When I tried the last one though, I ran into problems. Initially I shunned Composer and used Word to get me a blank web page in which to insert my links. However, Word insisted on removing everything between the quote marks in my links when I saved. I went back to Composer. It decided it preffered to include %3F in my links after all. I went through and removed them with Word and resaved, but when I opened the page, the links still pointed at the local computer. I spent a lot of time comparing one of my successfull pages with this one and couldn’t find anything. I then tried pasting my links from the good page into my latest failure and it worked. So there was something wrong with the actual links. I compared the links character by character and they were identical to the good ones. At around the peak of my frustration I noticed the quote marks were different. The good links had basic straight up and down " and the bad ones were slanted.

Back in Word I check the font, it’s the same as the good example. I try retyping some of the quotes but they’re still the slanted ones.
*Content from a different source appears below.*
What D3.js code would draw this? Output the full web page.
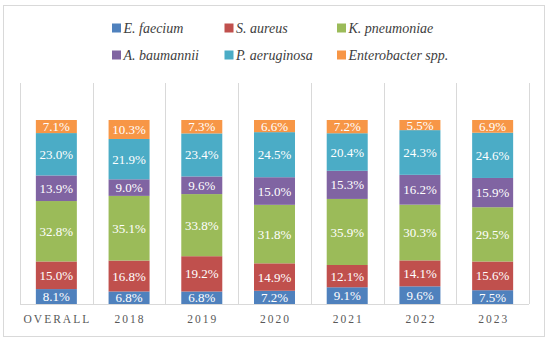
<!DOCTYPE html>
<html>
<head>
<meta charset="utf-8">
<script src="https://cdn.jsdelivr.net/npm/d3@7"></script>
<style>
  body { margin: 0; background: #fff; }
  svg { display: block; }
  text { font-family: "Liberation Serif", "DejaVu Serif", serif; }
</style>
</head>
<body>
<svg width="550" height="342"></svg>
<script>
// categories and series
var categories = ["OVERALL", "2018", "2019", "2020", "2021", "2022", "2023"];
var species = ["E. faecium", "S. aureus", "K. pneumoniae", "A. baumannii", "P. aeruginosa", "Enterobacter spp."];
var colors = ["#4f81bd", "#c0504d", "#9bbb59", "#8064a2", "#4bacc6", "#f79646"];

var eFaecium     = [8.1, 6.8, 6.8, 7.2, 9.1, 9.6, 7.5];
var sAureus      = [15.0, 16.8, 19.2, 14.9, 12.1, 14.1, 15.6];
var kPneumoniae  = [32.8, 35.1, 33.8, 31.8, 35.9, 30.3, 29.5];
var aBaumannii   = [13.9, 9.0, 9.6, 15.0, 15.3, 16.2, 15.9];
var pAeruginosa  = [23.0, 21.9, 23.4, 24.5, 20.4, 24.3, 24.6];
var enterobacter = [7.1, 10.3, 7.3, 6.6, 7.2, 5.5, 6.9];

var series = [eFaecium, sAureus, kPneumoniae, aBaumannii, pAeruginosa, enterobacter];

var rows = categories.map(function (c, i) {
    var r = { cat: c };
    species.forEach(function (s, j) { r[s] = series[j][i]; });
    return r;
});

var svg = d3.select("svg");

// outer frame
svg.append("rect")
    .attr("x", 3.5).attr("y", 5.5)
    .attr("width", 541).attr("height", 331)
    .attr("fill", "none").attr("stroke", "#d9d9d9");

var plotLeft = 20, plotRight = 529, plotTop = 120, plotBottom = 304;

var x = d3.scaleBand().domain(categories).range([plotLeft, plotRight]).paddingInner(0).paddingOuter(0);
var y = d3.scaleLinear().domain([0, 1]).range([plotBottom, plotTop]);

// category separators
var g = svg.append("g");
var bounds = categories.map(function (c) { return x(c); }).concat([plotRight]);
g.selectAll(".sep")
    .data(bounds)
    .enter().append("line")
    .attr("x1", function (d) { return Math.round(d) + 0.5; })
    .attr("x2", function (d) { return Math.round(d) + 0.5; })
    .attr("y1", 83).attr("y2", plotBottom)
    .attr("stroke", "#d9d9d9");

var stack = d3.stack().keys(species).offset(d3.stackOffsetExpand);
var stacked = stack(rows);

var barW = 41;

var layer = g.selectAll(".layer")
    .data(stacked)
    .enter().append("g")
    .attr("fill", function (d, i) { return colors[i]; });

layer.selectAll("rect")
    .data(function (d) { return d; })
    .enter().append("rect")
    .attr("x", function (d) { return x(d.data.cat) + x.bandwidth() / 2 - barW / 2; })
    .attr("y", function (d) { return y(d[1]); })
    .attr("width", barW)
    .attr("height", function (d) { return y(d[0]) - y(d[1]); });

layer.selectAll("text")
    .data(function (d) { return d.map(function (p) { p.key = d.key; return p; }); })
    .enter().append("text")
    .attr("x", function (d) { return x(d.data.cat) + x.bandwidth() / 2; })
    .attr("y", function (d) { return (y(d[0]) + y(d[1])) / 2; })
    .attr("dy", "0.35em")
    .attr("text-anchor", "middle")
    .attr("fill", "#fff")
    .style("font-size", "13px")
    .text(function (d) { return d.data[d.key].toFixed(1) + "%"; });

// x axis
var xAxis = svg.append("g")
    .attr("transform", "translate(0," + plotBottom + ")")
    .call(d3.axisBottom(x).tickSize(0).tickPadding(11));
xAxis.select(".domain").attr("stroke", "#d9d9d9").attr("d", "M" + plotLeft + ",0.5H" + plotRight);
xAxis.selectAll("text")
    .attr("fill", "#595959")
    .attr("dx", "1px")
    .style("font-size", "11.5px")
    .style("letter-spacing", "2px");

// legend
var legend = svg.append("g");
species.forEach(function (s, i) {
    var lx = 112 + (i % 3) * 112.5, ly = 28 + Math.floor(i / 3) * 27;
    legend.append("rect")
        .attr("x", lx).attr("y", ly - 4.5)
        .attr("width", 9).attr("height", 9)
        .attr("fill", colors[i]);
    legend.append("text")
        .attr("x", lx + 11.5).attr("y", ly)
        .attr("dy", "0.35em")
        .attr("fill", "#404040")
        .style("font-size", "14px")
        .style("font-style", "italic")
        .text(s);
});
</script>
</body>
</html>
Grasping at straws I try different fonts, no change. I EVENTUALLY note that there is a little box in the Auto Correct window. It resides under the words Replace as you type. It’s ticked. Beside it is this harmless looking phrase, “Straight quotes” with “smart quotes”.

I can now get my links working consistently. I’ve even found what the minimum in HTML tags are to get everything working, so I don’t need to shag around with a WYSIWYG editor again.

All my PDFs are downloaded and working correctly.

Although it took longer doing this than if I’d just gone through the Contents pages and downloaded each page manually, the document gets updated every few months. Next time I’ll be able to extract the links, do a find-and-replace, add <HTML><BODY> at the top and </BODY></HTML> at the bottom of the page, and it’ll probably take about 5mins for all of them.

Thanks to you guys for your help which did, despite my lack of understanding of my computer and its programmes, get me the result I was looking for.